D'Ambrosio was born in New York and grew up in Yonkers. After finishing high school he went to work for a Lake Placid newspaper. He later completed a degree in public relations and journalism at SUNY Plattsburgh. In 2000, he moved to Missoula, Montana, where he worked for a local newspaper. In 2008, amidst the decline of newspapers, he moved to Wisconsin, where he struggled with journalism for several years before returning to Montana.
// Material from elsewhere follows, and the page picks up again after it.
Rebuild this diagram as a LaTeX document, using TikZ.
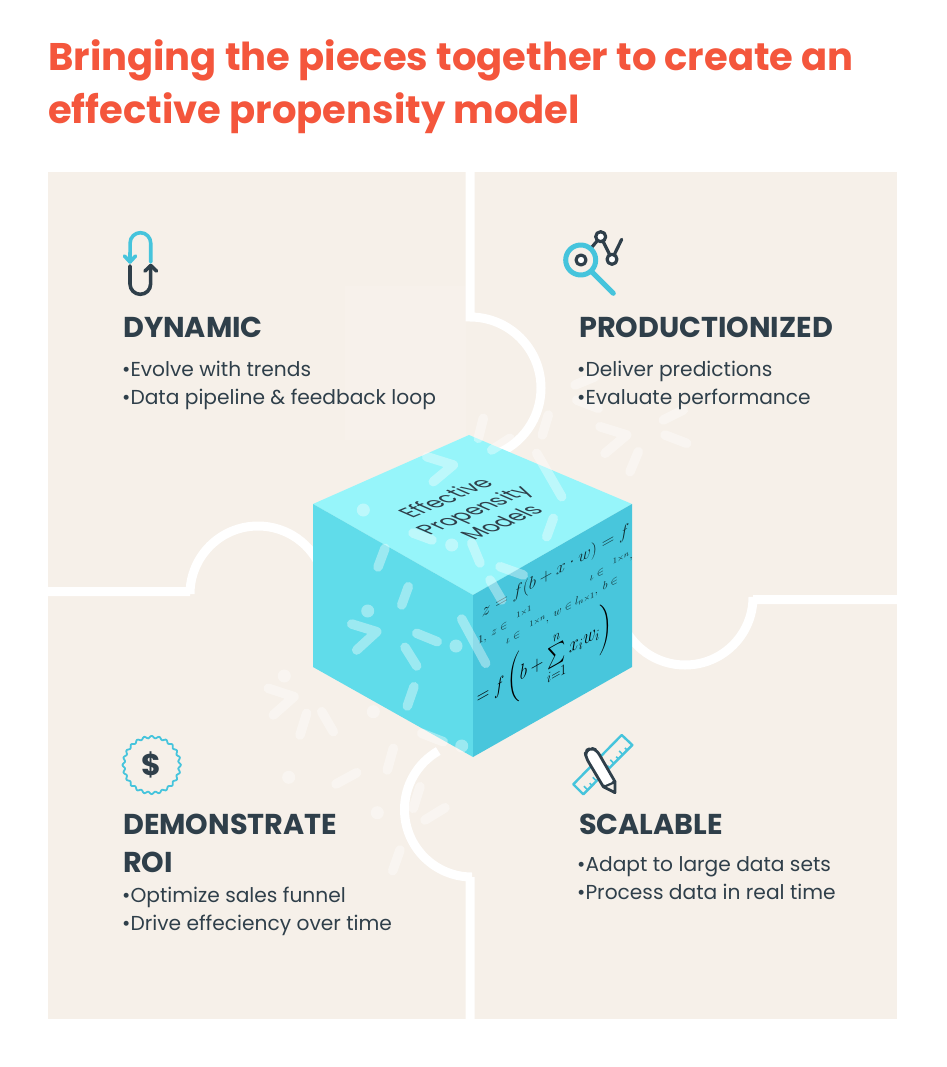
\documentclass[tikz,border=0pt]{standalone}
\usepackage{fontspec}
\usepackage{amsmath}
\setmainfont{Poppins}
\definecolor{panelbg}{HTML}{F6F0E9}
\definecolor{titlered}{HTML}{F4563C}
\definecolor{inkdark}{HTML}{2F3F4A}
\definecolor{iconcyan}{HTML}{46C4DC}
\definecolor{cubetop}{HTML}{96F5FA}
\definecolor{cubeleft}{HTML}{60DCEA}
\definecolor{cuberight}{HTML}{48C6DC}
\tikzset{
  gapline/.style={draw=white,line width=9pt},
  confetti/.style={draw=white,line width=9.5pt,line cap=round,line join=round,opacity=0.38},
  confettidot/.style={fill=white,opacity=0.38},
  headtext/.style={anchor=base west,inner sep=0pt,text=inkdark,font=\fontsize{28.7}{38}\selectfont\bfseries,align=left},
  bodytext/.style={anchor=base west,inner sep=0pt,text=inkdark,font=\fontsize{20.2}{28}\selectfont,align=left},
  icondark/.style={draw=inkdark,line width=3.2pt,line cap=round,line join=round},
  iconcyanline/.style={draw=iconcyan,line width=3.6pt,line cap=round,line join=round},
  facemath/.style={transform shape,anchor=base west,inner sep=0pt,text=black!80!cuberight}
}
\begin{document}
\begin{tikzpicture}[x=1pt,y=-1pt]
\useasboundingbox (0,0) rectangle (946,1067);
\fill[white] (0,0) rectangle (946,1067);
% title
\node[anchor=base west,inner sep=0pt,text=titlered,font=\fontsize{38.5}{53}\selectfont\bfseries,align=left] (title) at (48,124)
  {Bringing the pieces together to create an\\effective propensity model};
% puzzle panels
\fill[panelbg] (48,172) rectangle (897,1019);
\fill[white,opacity=0.12] (345,286) rectangle (466,440);
\draw[gapline] (470,172) -- (470,317) arc[start angle=90,end angle=-70,radius=71pt];
\draw[gapline] (470,1019) -- (470,877) -- (472,877) arc[start angle=-90,end angle=-240,radius=67.5pt];
\draw[gapline] (48,591.5) -- (190,591.5) -- (190,594) arc[start angle=180,end angle=20,radius=68pt];
\draw[gapline] (897,599.5) -- (753,599.5) -- (753,597) arc[start angle=0,end angle=-160,radius=68pt];
% cube
\fill[cubetop] (313,504) -- (469,435) -- (632,504) -- (473,595) -- cycle;
\fill[cubeleft] (313,504) -- (473,595) -- (473,757) -- (313,667) -- cycle;
\fill[cuberight] (473,595) -- (632,504) -- (632,667) -- (473,757) -- cycle;
% text on the top face
\begin{scope}[shift={(473,510)},cm={0.98,0.41,-0.98,0.43,(0,0)}]
\node[transform shape,xscale=0.88,text=inkdark,font=\fontsize{23}{28.5}\selectfont,align=center,inner sep=0pt] (cubetitle) at (0,0) {Effective\\Propensity\\Models};
\end{scope}
% formulas on the right face
\begin{scope}
\clip (473,595) -- (632,504) -- (632,667) -- (473,757) -- cycle;
\begin{scope}[shift={(473,595)},cm={1,0.56,0,1,(0,0)}]
\node[facemath,font=\fontsize{16}{20}\selectfont] (formulaA) at (8.7,27) {$z = f(b + x \cdot w) = f$};
\node[facemath,font=\fontsize{11}{12}\selectfont] (formulaB) at (5,52) {$1,\ z\in\ \ ^{1\times 1}\qquad\qquad\quad\ \iota\in\ \ ^{1\times n},\ w$};
\node[facemath,font=\fontsize{11}{12}\selectfont] (formulaC) at (33,68) {$\iota\in\ \ ^{1\times n},\ w\in l_{n\times 1},\ b\in$};
\node[facemath,text=black,yscale=1.22,font=\fontsize{18}{20}\selectfont] (formulaD) at (3.7,112) {$= f\left(b + \sum\limits_{i=1}^{n} x_i w_i\right)$};
\end{scope}
\end{scope}
% confetti strokes
\foreach \ax/\ay/\bx/\by in {385/548.3/378/567, 471.7/543/480/563, 536.7/453.3/561.7/496.7,
  553.3/518.3/546.7/536.7, 413/533/432/540, 500/566.7/523.3/575, 490/580/501.7/600,
  408.3/586.7/401.7/605, 416.7/633.3/437.3/641.7, 405/647.3/416.7/666, 461.7/619/485.7/663.3,
  414/686.7/407.3/706, 483.3/418.3/478.3/438.3, 510/438.3/491.7/450, 548.3/415/542.3/435,
  595/376.7/575/385, 576.7/400/598.3/408.3, 638.3/451.7/630/471.7, 683.3/410/663.3/420,
  665/435/686.7/443.3, 306.7/713.3/300/735, 321.7/711.7/333.3/731.7, 393.3/748.3/387.3/770,
  356.7/772.7/336/784, 420/786.7/413.3/808.3, 445/807.7/425/820, 400/850/392.7/870.7,
  421.7/733.3/443.3/741.7}
  \draw[confetti] (\ax,\ay) -- (\bx,\by);
% confetti chevrons
\draw[confetti] (426.7,456.7) -- (453.3,465) -- (433.3,481.7);
\draw[confetti] (351.7,624) -- (376.7,631.7) -- (356.7,650);
\draw[confetti] (600,426.7) -- (626.7,435) -- (605,453.3);
\draw[confetti] (268.3,688.3) -- (294,696.7) -- (273.3,715);
% confetti dots
\foreach \dx/\dy in {363.3/510, 451.7/545, 367.7/611, 456/646, 284.3/676, 373.3/711.7,
  288.7/777.3, 377.3/812.7, 461.7/746}
  \fill[confettidot] (\dx,\dy) circle[radius=6.5pt];
% dynamic
\draw[iconcyanline] (150.7,262) -- (150.7,243) arc[start angle=0,end angle=180,radius=10.3pt] -- (130,261);
\draw[iconcyanline] (124.5,256) -- (130,262) -- (135.5,256);
\draw[icondark,line width=3.6pt] (130,266) -- (130,284) arc[start angle=180,end angle=360,radius=10.3pt] -- (150.7,267);
\draw[icondark,line width=3.6pt] (145,271) -- (150.7,265.5) -- (156.5,271);
\node[headtext] (dynamichead) at (123,337) {DYNAMIC};
\node[bodytext] (dynamicbody) at (122,404) {•Evolve with trends\\•Data pipeline \& feedback loop};
% productionized
\draw[icondark] (581,260) -- (600.7,236.7) -- (612,259.3) -- (621.7,239.3);
\fill[panelbg] (580.7,260) circle[radius=15pt];
\draw[iconcyanline,line width=5pt] (580.7,260) circle[radius=15pt];
\draw[iconcyanline,line width=5pt] (591.7,271.7) -- (613.3,293.3);
\draw[icondark,fill=white] (581,260) circle[radius=5pt];
\draw[icondark,fill=white] (600.7,236.7) circle[radius=5pt];
\draw[icondark,fill=white] (612,259.3) circle[radius=5pt];
\node[headtext] (prodhead) at (579,337) {PRODUCTIONIZED};
\node[bodytext] (prodbody) at (577,404) {•Deliver predictions\\•Evaluate performance};
% demonstrate roi
\draw[iconcyan,line width=1.8pt] plot[domain=0:360,samples=300] ({151.7+(28+1.1*cos(24*\x))*cos(\x)},{765+(28+1.1*cos(24*\x))*sin(\x)}) -- cycle;
\node[text=inkdark,inner sep=0pt,font=\fontsize{30}{32}\selectfont\bfseries] (dollar) at (151.7,765) {\$};
\node[headtext] (roihead) at (123,872) {DEMONSTRATE\\ROI};
\node[bodytext] (roibody) at (122,930) {•Optimize sales funnel\\•Drive effeciency over time};
% scalable
\draw[iconcyan,line width=2.4pt,line join=round] (573.3,784.3) -- (621.7,735) -- (632.3,745) -- (583.3,794.3) -- cycle;
\foreach \t/\l in {0/3,1/5,2/3,3/5,4/3,5/5,6/3,7/5,8/3,9/5,10/3}
  \draw[iconcyan,line width=1.6pt] ({583+\t*4.4},{794-\t*4.4}) -- ++({-\l*0.7},{-\l*0.7});
\draw[icondark,fill=white,line width=2.8pt,rounded corners=5pt] (603.3,786.7) -- (586,757.7) -- (585,751) -- (591,748) -- (596.7,750) -- (615,781.7);
\draw[icondark,fill=panelbg,line width=2.8pt] (603.3,786.7) -- (615,792.7) -- (615,781.7) -- cycle;
\fill[white] (589,757) -- (594,753) -- (612,782) -- (605,785) -- cycle;
\node[headtext] (scalehead) at (579,834) {SCALABLE};
\node[bodytext] (scalebody) at (577,899) {•Adapt to large data sets\\•Process data in real time};
\end{tikzpicture}
\end{document}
D'Ambrosio spent two and a half years researching the late Charles Bronson for the biography Menacing Face Worth Millions: A Life of Charles Bronson. He scoured newspaper and cinema magazine archives, and interviewed Bronson's first wife, Harriet; other family members; former cast and crew members; and residents of Ehrenfeld, Pennsylvania, Bronson's hometown. The book was published in 2012 by Jabberwocky Press, a small Western Pennsylvania publisher.

His books published in 2013 include a free ebook detailing the innocence of the later exonerated Ryan W. Ferguson. According to KRCG Television in Columbia, Missouri, D'Ambrosio wrote the book about the Ferguson case with the help of Ryan's father Bill. Free Ryan Ferguson: 101 Reasons Why Ryan Should Be Released has interviews, maps and pictures he said supports Ferguson's innocence.
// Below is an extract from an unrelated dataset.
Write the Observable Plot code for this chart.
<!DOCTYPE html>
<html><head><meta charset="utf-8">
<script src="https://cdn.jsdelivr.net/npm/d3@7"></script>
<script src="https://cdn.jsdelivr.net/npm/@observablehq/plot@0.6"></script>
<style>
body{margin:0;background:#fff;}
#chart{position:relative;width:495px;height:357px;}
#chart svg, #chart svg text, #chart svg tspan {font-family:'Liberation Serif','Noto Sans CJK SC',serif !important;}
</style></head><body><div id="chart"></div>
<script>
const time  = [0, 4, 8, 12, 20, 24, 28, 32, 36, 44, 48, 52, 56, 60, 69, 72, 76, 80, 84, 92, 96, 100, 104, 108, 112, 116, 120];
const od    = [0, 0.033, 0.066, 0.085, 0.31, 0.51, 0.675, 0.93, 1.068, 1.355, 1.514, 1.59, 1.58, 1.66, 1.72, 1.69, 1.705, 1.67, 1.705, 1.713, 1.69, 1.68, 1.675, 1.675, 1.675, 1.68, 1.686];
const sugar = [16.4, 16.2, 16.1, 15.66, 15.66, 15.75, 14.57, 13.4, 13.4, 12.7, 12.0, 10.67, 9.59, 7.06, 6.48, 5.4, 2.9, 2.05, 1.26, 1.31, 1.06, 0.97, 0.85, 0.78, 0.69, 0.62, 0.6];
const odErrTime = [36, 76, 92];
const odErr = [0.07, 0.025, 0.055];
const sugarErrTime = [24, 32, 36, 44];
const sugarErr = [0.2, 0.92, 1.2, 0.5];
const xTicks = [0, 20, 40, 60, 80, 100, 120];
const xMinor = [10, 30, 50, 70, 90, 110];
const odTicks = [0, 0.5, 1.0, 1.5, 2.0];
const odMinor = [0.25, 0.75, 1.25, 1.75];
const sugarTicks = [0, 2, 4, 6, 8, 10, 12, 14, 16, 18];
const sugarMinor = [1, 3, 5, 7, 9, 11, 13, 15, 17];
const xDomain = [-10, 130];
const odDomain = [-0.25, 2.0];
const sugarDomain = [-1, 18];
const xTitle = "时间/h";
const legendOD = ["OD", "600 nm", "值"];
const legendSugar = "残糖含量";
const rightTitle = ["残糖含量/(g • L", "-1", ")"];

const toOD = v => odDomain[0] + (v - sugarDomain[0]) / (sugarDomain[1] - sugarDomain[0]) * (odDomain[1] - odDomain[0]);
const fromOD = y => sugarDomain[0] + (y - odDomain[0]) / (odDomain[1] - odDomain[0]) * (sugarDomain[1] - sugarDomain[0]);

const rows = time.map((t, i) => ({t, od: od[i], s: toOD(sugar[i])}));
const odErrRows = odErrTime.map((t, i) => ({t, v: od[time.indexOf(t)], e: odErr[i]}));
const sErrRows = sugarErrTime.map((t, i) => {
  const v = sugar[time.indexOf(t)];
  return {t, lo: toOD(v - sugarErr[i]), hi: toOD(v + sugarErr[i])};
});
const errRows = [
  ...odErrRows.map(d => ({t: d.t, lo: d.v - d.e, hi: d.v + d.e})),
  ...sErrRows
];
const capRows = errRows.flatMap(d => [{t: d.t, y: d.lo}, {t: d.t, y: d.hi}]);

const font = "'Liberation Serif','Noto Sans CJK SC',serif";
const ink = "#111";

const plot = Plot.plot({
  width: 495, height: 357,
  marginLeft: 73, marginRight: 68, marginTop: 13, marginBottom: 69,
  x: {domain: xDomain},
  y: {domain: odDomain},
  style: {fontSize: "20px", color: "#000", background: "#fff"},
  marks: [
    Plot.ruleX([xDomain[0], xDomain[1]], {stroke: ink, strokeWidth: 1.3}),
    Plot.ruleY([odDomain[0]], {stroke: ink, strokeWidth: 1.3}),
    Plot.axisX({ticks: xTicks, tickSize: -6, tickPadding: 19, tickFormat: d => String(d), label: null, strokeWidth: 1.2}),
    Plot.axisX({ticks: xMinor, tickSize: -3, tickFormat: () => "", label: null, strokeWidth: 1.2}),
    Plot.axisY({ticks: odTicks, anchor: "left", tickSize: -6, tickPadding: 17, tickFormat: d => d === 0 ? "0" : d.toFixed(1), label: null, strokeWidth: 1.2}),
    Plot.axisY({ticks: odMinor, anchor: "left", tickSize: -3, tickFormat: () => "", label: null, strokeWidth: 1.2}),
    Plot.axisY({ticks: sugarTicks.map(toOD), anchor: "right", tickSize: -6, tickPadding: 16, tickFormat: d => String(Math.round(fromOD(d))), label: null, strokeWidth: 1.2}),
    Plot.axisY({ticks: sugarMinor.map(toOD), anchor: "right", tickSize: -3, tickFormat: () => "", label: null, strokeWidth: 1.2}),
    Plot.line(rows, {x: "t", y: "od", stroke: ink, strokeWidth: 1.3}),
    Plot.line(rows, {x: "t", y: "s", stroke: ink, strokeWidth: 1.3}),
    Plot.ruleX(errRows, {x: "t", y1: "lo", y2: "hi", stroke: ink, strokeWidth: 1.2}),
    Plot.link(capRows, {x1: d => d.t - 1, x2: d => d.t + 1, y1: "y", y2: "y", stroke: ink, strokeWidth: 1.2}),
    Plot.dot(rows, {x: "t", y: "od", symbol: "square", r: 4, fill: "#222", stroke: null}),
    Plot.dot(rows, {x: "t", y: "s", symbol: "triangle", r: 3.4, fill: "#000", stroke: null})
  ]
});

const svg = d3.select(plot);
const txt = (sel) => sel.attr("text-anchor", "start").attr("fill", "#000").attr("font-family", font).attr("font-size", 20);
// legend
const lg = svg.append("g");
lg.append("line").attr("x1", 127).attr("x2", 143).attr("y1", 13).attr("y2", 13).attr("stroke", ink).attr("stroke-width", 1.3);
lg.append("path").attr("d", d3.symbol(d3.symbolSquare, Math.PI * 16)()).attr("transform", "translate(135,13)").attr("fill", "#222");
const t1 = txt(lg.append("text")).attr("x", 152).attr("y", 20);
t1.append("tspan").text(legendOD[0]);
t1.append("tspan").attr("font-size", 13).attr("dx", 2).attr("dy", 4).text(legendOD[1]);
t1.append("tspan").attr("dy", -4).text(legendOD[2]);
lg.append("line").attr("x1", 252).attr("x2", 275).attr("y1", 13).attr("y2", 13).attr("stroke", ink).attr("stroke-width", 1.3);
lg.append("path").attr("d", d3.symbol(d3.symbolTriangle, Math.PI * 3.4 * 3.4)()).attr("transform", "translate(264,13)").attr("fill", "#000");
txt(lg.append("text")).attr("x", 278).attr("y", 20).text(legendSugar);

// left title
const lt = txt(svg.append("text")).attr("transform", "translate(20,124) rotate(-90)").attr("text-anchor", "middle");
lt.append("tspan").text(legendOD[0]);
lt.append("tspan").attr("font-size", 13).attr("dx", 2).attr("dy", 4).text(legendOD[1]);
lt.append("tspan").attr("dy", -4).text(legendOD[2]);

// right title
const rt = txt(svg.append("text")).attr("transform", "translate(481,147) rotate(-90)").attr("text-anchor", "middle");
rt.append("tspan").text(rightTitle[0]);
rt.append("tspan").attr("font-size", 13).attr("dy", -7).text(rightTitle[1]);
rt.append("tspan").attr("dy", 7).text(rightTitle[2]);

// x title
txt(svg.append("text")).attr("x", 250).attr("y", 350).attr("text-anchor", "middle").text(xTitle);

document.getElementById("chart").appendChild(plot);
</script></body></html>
D'Ambrosio interviewed some of the NHL's most noted fighters, 30 subjects total, in Warriors on the Ice: Hockey's Toughest Talk. According to one review, "But while there are collective similarities in the past, the book gives readers a fascinating look at where those tough guys are today. It's a group in which some fall into the stereotypical mold, others restore and repurpose old chandeliers and antiques, and still others now hold PhDs."

"I think I just wanted to connect with these guys and share some of their pride and dignity, and let people know the guys that did it and continue to do it may not be doing it for the reasons you expect", D'Ambrosio said. "I think a lot of people who don't follow hockey will find it interesting. And it's always fun getting into the psyche of who we are, what we do and why we do it."
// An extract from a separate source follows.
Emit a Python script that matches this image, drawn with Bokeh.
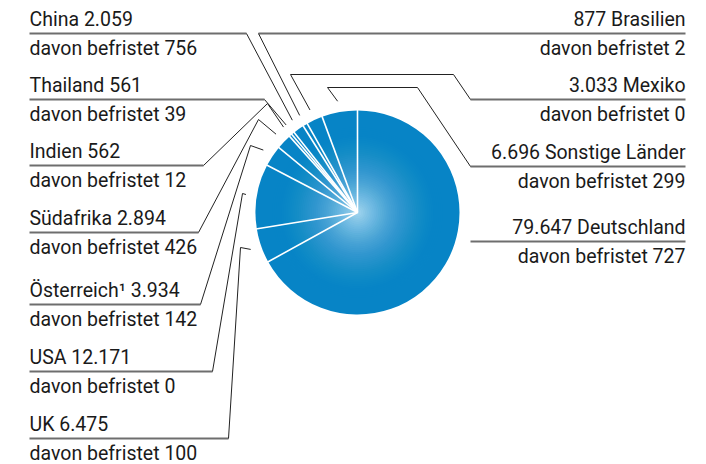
import numpy as np
from bokeh.plotting import figure
from bokeh.models import ColumnDataSource, Range1d
from bokeh.core.properties import value
from bokeh.embed import file_html
from bokeh.resources import INLINE

# ---------------- data ----------------
countries = ["Deutschland", "UK", "USA", "Österreich¹", "Südafrika", "Indien",
             "Thailand", "China", "Brasilien", "Mexiko", "Sonstige Länder"]
employees = [79647, 6475, 12171, 3934, 2894, 562, 561, 2059, 877, 3033, 6696]
fixed_term = [727, 100, 0, 142, 426, 12, 39, 756, 2, 0, 299]
label_side = ["right", "left", "left", "left", "left", "left",
              "left", "left", "right", "right", "right"]

# ---------------- layout (reference pixel coordinates) ----------------
W, H = 706, 464
def Y(y):
    return H - y

CX, CY, R = 357, 212, 102
R_END = 113
BASE = "#0784c6"
LIGHT = "#b8e4f8"
FS = "19.5px"
L1_OFF, L2_OFF = -14.5, 15.0

layout = {
    "Deutschland":     dict(uy=241, x0=470, x1=685, elbows=None),
    "UK":              dict(uy=438, x0=29, x1=228, elbows=[(240, 247)]),
    "USA":             dict(uy=371, x0=29, x1=212, elbows=[(242, 193)]),
    "Österreich¹":     dict(uy=304, x0=29, x1=200, elbows=[(250, 145)]),
    "Südafrika":       dict(uy=232, x0=29, x1=198, elbows=[(258, 119)]),
    "Indien":          dict(uy=165, x0=29, x1=203, elbows=[(267, 103)]),
    "Thailand":        dict(uy=99,  x0=29, x1=264, elbows=[]),
    "China":           dict(uy=33,  x0=29, x1=246, elbows=[]),
    "Brasilien":       dict(uy=33,  x0=258, x1=685, elbows=[]),
    "Mexiko":          dict(uy=99,  x0=470, x1=685, elbows=[(453, 74), (290, 74)]),
    "Sonstige Länder": dict(uy=166, x0=470, x1=685, elbows=[(417, 87), (327, 87)]),
}

def fmt(v):
    return f"{v:,}".replace(",", ".")

# ---------------- figure ----------------
p = figure(width=W, height=H,
           x_range=Range1d(0, W), y_range=Range1d(0, H),
           x_axis_type=None, y_axis_type=None,
           toolbar_location=None, output_backend="svg",
           min_border=0, outline_line_color=None,
           background_fill_color="white", border_fill_color="white")

# pie wedges (clockwise from 12 o'clock)
total = float(sum(employees))
cum = np.concatenate([[0.0], np.cumsum(employees)]) / total * 360.0
b0, b1 = cum[:-1], cum[1:]
mid = (b0 + b1) / 2.0

wsrc = ColumnDataSource(dict(
    start=np.radians(90.0 - b1), end=np.radians(90.0 - b0),
    name=countries))
p.wedge(x=CX, y=Y(CY), radius=R, start_angle="start", end_angle="end",
        direction="anticlock", fill_color=BASE, line_color=None, source=wsrc)

# radial light gradient (stacked translucent discs)
N = 50
RG = 95.0
radii = RG * np.arange(N, 0, -1) / N
def target(d):
    return 0.9 * np.clip(1 - d / RG, 0, 1) ** 1.7
alphas = []
prev = 0.0
for k, r in enumerate(radii):
    inner = radii[k + 1] if k + 1 < N else 0.0
    t = target((r + inner) / 2.0)
    a = 1 - (1 - t) / (1 - prev)
    alphas.append(max(a, 0.0))
    prev = t
p.circle(x=[CX] * N, y=[Y(CY)] * N, radius=radii, fill_color=LIGHT,
         fill_alpha=alphas, line_color=None)

# white separators at wedge boundaries
bounds = np.radians(cum[:-1])
p.segment(x0=[CX] * len(bounds), y0=[Y(CY)] * len(bounds),
          x1=CX + (R + 1) * np.sin(bounds),
          y1=[Y(v) for v in CY - (R + 1) * np.cos(bounds)],
          line_color="white", line_width=1.6)

# labels, underlines and leader lines
mid_r = np.radians(mid)
for i, name in enumerate(countries):
    L = layout[name]
    uy = L["uy"]
    side = label_side[i]
    if side == "left":
        line1 = f"{name} {fmt(employees[i])}"
        tx, align = 29, "left"
        start = (L["x1"], uy)
    else:
        line1 = f"{fmt(employees[i])} {name}"
        tx, align = 685, "right"
        start = (L["x0"], uy)
    line2 = f"davon befristet {fmt(fixed_term[i])}"

    p.text(x=[tx], y=[Y(uy + L1_OFF)], text=[line1], text_align=align,
           text_baseline="alphabetic", text_font=value("Roboto"),
           text_font_size=FS, text_color="#1a1a1a")
    p.text(x=[tx], y=[Y(uy + L2_OFF)], text=[line2], text_align=align,
           text_baseline="alphabetic", text_font=value("Roboto"),
           text_font_size=FS, text_color="#1a1a1a")

    p.line(x=[L["x0"], L["x1"]], y=[Y(uy), Y(uy)], line_color="#6e6e6e",
           line_width=2)

    if L["elbows"] is not None:
        ex = CX + R_END * np.sin(mid_r[i])
        ey = CY - R_END * np.cos(mid_r[i])
        pts = [start] + list(L["elbows"]) + [(ex, ey)]
        p.line(x=[q[0] for q in pts], y=[Y(q[1]) for q in pts],
               line_color="#222222", line_width=1)

open("out.html", "w").write(file_html(p, INLINE))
His most recent books include Warrior in the Ring, The Life of World Champion Native Boxer Marvin Camel, which was a High Plains Award finalist. The book brings to life the story and struggle of forgotten boxer Marvin Camel, a half-black, half-Indian pinball mechanic who became the first cruiserweight titlist. According to Indian Country Todays review, Marvin Camel's first championship was won while fighting for the World Boxing Council World Cruiserweight Title, in a rematch against Croatian fighter Mate Parlov in 1980. Camel held the title only until the next fight later that year. His second championship tenure came in 1983 under the auspices of the International Boxing Federation World Cruiserweight Title, winning against Canadian Rocky MacDonald in Nova Scotia. That title was held until 1984, but Camel lost in his first defense of it in Montana.

Other books include Rasta in the Ring: The Life of Rastafarian Boxer Livingstone Bramble; Shot in Montana: A History of Big Sky Cinema, which includes the locations and behind the scenes interviews of 93 movies made in Montana, including the financially disastrous Heaven's Gate and Thunderbolt and Lightfoot; and Montana and the NFL, which includes interviews and profiles of Montana-born or Montana-connected football players such as Pat Donovan, Mike Tilleman, and Jerry Kramer.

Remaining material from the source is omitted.